Alfred Corn ha pubblicato undici libri di poesia, due romanzi e tre raccolte di saggi critici. Ha ricevuto la borsa di studio Guggenheim, il NEA, un premio in letteratura dall’ Academy of Arts and Letters, e uno dall’Academy of American Poets. Ha ha insegnato a Yale, Columbia, all’Università di Cincinnati e all’UCLA. Nel 2013 è stato nominato Life Fellow di Clare Hall, Cambridge. Nel 2016, Chamán Ediciones in Spagna ha pubblicato Ronzinante, una selezione delle sue opere in traduzione spagnola, la stessa traduzione che esce, l’anno seguente, in Messico col titolo Antonio en el desierto. Ha pubblicato traduzioni da greco classico, latino, francese, tedesco, italiano, russo, cinese e spagnolo. Anche le sue poesie sono state tradotte in italiano, francese, tedesco e turco. Nell’ottobre del 2016, Roads Taken, una celebrazione del 40° anniversario del primo libro di Alfred Corn, All Roads at Once, ha avuto luogo alla Poets House di New York City, e nel 2017 è stato inserito nella Georgia Writers Hall of Fame. Lo scorso anno ha pubblicato una nuova versione delle Elegie duinesi di Rilke. Vive a Providence, Rhode Island.

Edmund White, è nato a Cincinnati (Ohio) il 13 gennaio 1940, intellettuale “organico” del movimento GLBT, artista di successo, White congiunge cultura e poliedrica creatività alle lotte per i diritti civili.

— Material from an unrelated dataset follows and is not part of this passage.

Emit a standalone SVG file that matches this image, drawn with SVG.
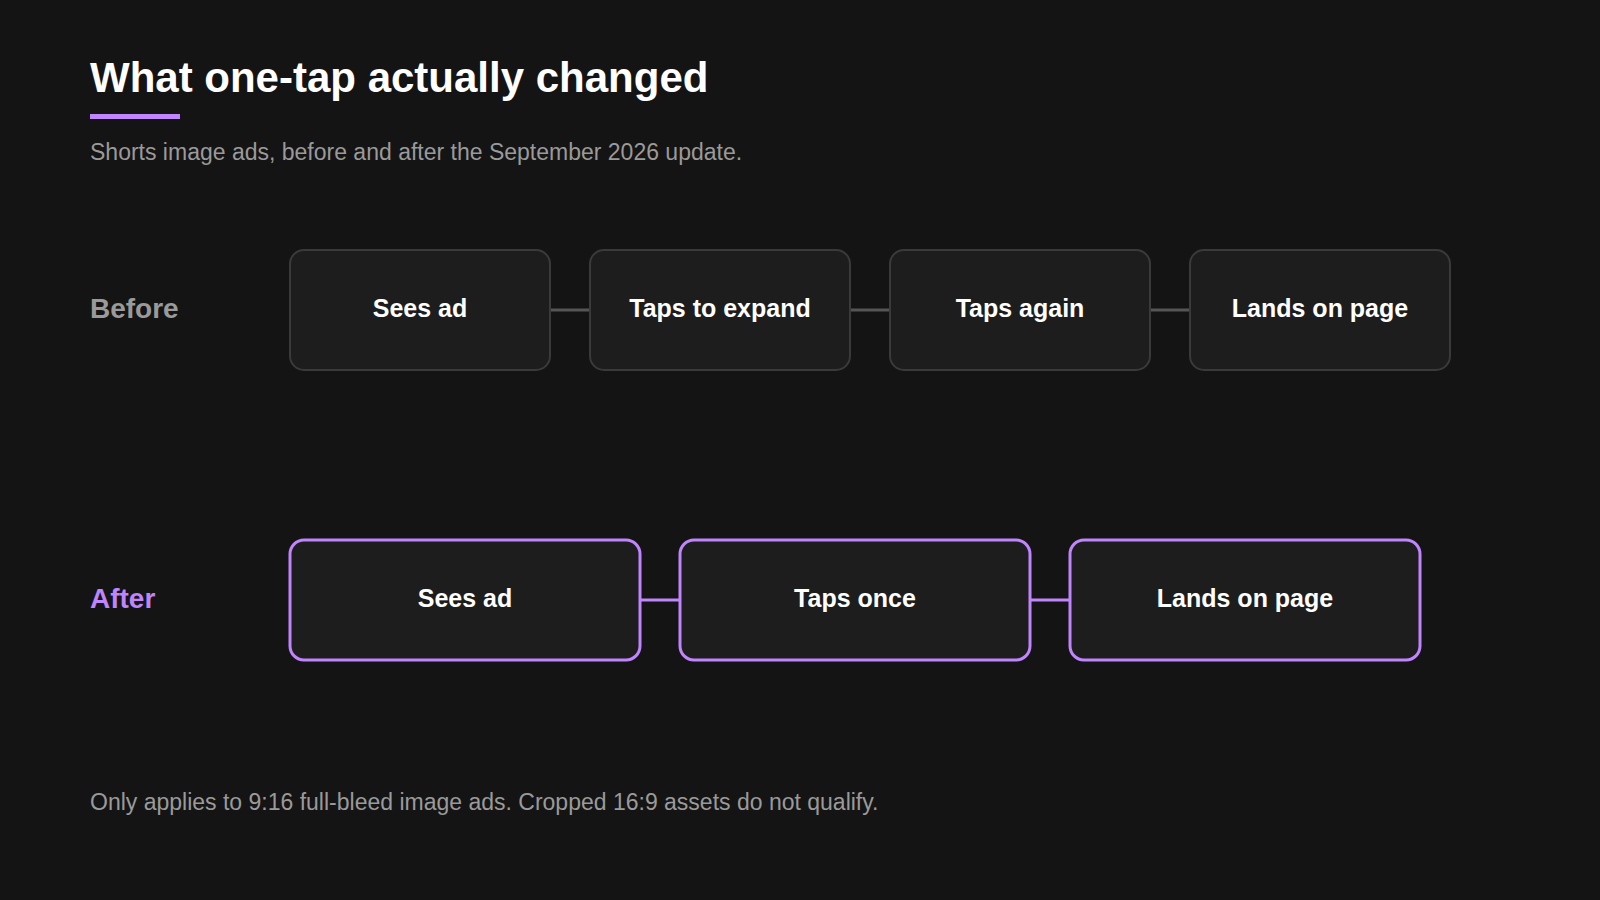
<svg xmlns="http://www.w3.org/2000/svg" width="1600" height="900" viewBox="0 0 1600 900">
<style>
.bg{fill:#141414}
.title{font-family:"Liberation Sans",Arial,sans-serif;font-weight:700;font-size:42px;fill:#ffffff}
.sub{font-family:"Liberation Sans",Arial,sans-serif;font-size:23px;fill:#9a9a9a}
.row{font-family:"Liberation Sans",Arial,sans-serif;font-weight:700;font-size:28px}
.lbl{font-family:"Liberation Sans",Arial,sans-serif;font-weight:700;font-size:25px;fill:#ffffff;text-anchor:middle}
.nb{fill:#1d1d1d;stroke:#3a3a3a;stroke-width:2}
.na{fill:#1d1d1d;stroke:#c084fc;stroke-width:3}
.cb{stroke:#555555;stroke-width:3}
.ca{stroke:#c084fc;stroke-width:3}
</style>
<rect class="bg" x="0" y="0" width="1600" height="900"/>
<text class="title" x="90" y="92">What one-tap actually changed</text>
<rect x="90" y="114" width="90" height="5" fill="#c084fc"/>
<text class="sub" x="90" y="160">Shorts image ads, before and after the September 2026 update.</text>
<text class="row" x="90" y="318" fill="#9a9a9a">Before</text>
<text class="row" x="90" y="608" fill="#c084fc">After</text>
<g id="connectors">
<line class="cb" x1="550" y1="310" x2="590" y2="310"/>
<line class="cb" x1="850" y1="310" x2="890" y2="310"/>
<line class="cb" x1="1150" y1="310" x2="1190" y2="310"/>
<line class="ca" x1="640" y1="600" x2="680" y2="600"/>
<line class="ca" x1="1030" y1="600" x2="1070" y2="600"/>
</g>
<g id="b1"><rect class="nb" x="290" y="250" width="260" height="120" rx="14"/><text class="lbl" x="420" y="317">Sees ad</text></g>
<g id="b2"><rect class="nb" x="590" y="250" width="260" height="120" rx="14"/><text class="lbl" x="720" y="317">Taps to expand</text></g>
<g id="b3"><rect class="nb" x="890" y="250" width="260" height="120" rx="14"/><text class="lbl" x="1020" y="317">Taps again</text></g>
<g id="b4"><rect class="nb" x="1190" y="250" width="260" height="120" rx="14"/><text class="lbl" x="1320" y="317">Lands on page</text></g>
<g id="a1"><rect class="na" x="290" y="540" width="350" height="120" rx="14"/><text class="lbl" x="465" y="607">Sees ad</text></g>
<g id="a2"><rect class="na" x="680" y="540" width="350" height="120" rx="14"/><text class="lbl" x="855" y="607">Taps once</text></g>
<g id="a3"><rect class="na" x="1070" y="540" width="350" height="120" rx="14"/><text class="lbl" x="1245" y="607">Lands on page</text></g>
<text class="sub" x="90" y="810">Only applies to 9:16 full-bleed image ads. Cropped 16:9 assets do not qualify.</text>
</svg>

Fondamentale la sua tetralogia autobiografica, in cui White ripercorre mezzo secolo di storia a partire dalla scoperta della sua vocazione per la scrittura: ci ha fatto percorrere mezzo secolo di storia, iniziata con la scoperta: “Scrivere è come salvare un bambino che sta annegando”.

In tutti i suoi libri, White ha narrato magistralmente la solitudine e la commistione, l’amore e la morte che hanno segnato la comunità con la perdita di amici, e l’autore stesso con quella del compagno.

La tetralogia (1400 pagine) è stata tradotta da Sandro Melani, tra il 1990 (Un giovane americano) e il 2001 (L’uomo sposato). Impegnato nelle battaglie politiche per la dignità GLBT, White fu tra i fondatori della Gay & Lesbian Health Crisis nel Village: durante gli anni della presidenza Reagan Dal 1984, per quindici anni, ha vissuto a Parigi collaborando con Daniel Defer (compagno di Michel Foucault) per organizzare il primo gruppo di lotta contro l’AIDS. Autore prolifico, molto tradotto, nel 2018 ha ricevuto il Pen Literary Award.

Andrea Sirotti, è insegnante, traduttore e anglista. Al presente, insegna presso il liceo Machiavelli di Firenze. Dal 1999 traduce per l’editoria, soprattutto poesia e narrativa postcoloniale. Tra le poetesse tradotte (o co-tradotte) figurano Jane Hirshfield, Margaret Atwood, Carol Ann Duffy, Eavan Boland e Emily Dickinson. Ha anche collaborato con Einaudi, Rizzoli, Il Saggiatore e altri editori, traducendo narratori e saggisti come Chimamanda N. Adichie, Hisham Matar, Alexis Wright, Hari Kunzru, Lloyd Jones e Brian Dillon. Per Giunti ha curato le introduzioni al Gitanjali di Tagore e alle opere poetiche di Oscar Wilde. Curatore e co-curatore di antologie poetiche, ha al suo attivo: L’India dell’anima, antologia di poesia femminile indiana contemporanea in lingua inglese (Le Lettere, Firenze 2000, [seconda edizione, 2006]); Men/Uomini, ritratti maschili nella poesia femminile contemporanea, con Giorgia Sensi (Le Lettere, Firenze 2004) e Gatti come Angeli, antologia di poesia erotica femminile in lingua inglese, con Loredana Magazzeni (Medusa, Milano 2006).

Angela D’Ambra è laureata in Lingue e Letterature Straniere (Università di Firenze). Dal 2010 traduce poesia postcoloniale in lingua inglese. Le sue traduzioni sono apparse su riviste online e cartacee. Fra il 2019 e il 2023, ha tradotto dall’inglese undici libri di poesia, due romanzi brevi di Peter Cowlam, un saggio sulla teoria della traduzione poetica di Michael Palma, il romanzo lungo Re Ezra di MG Stephens.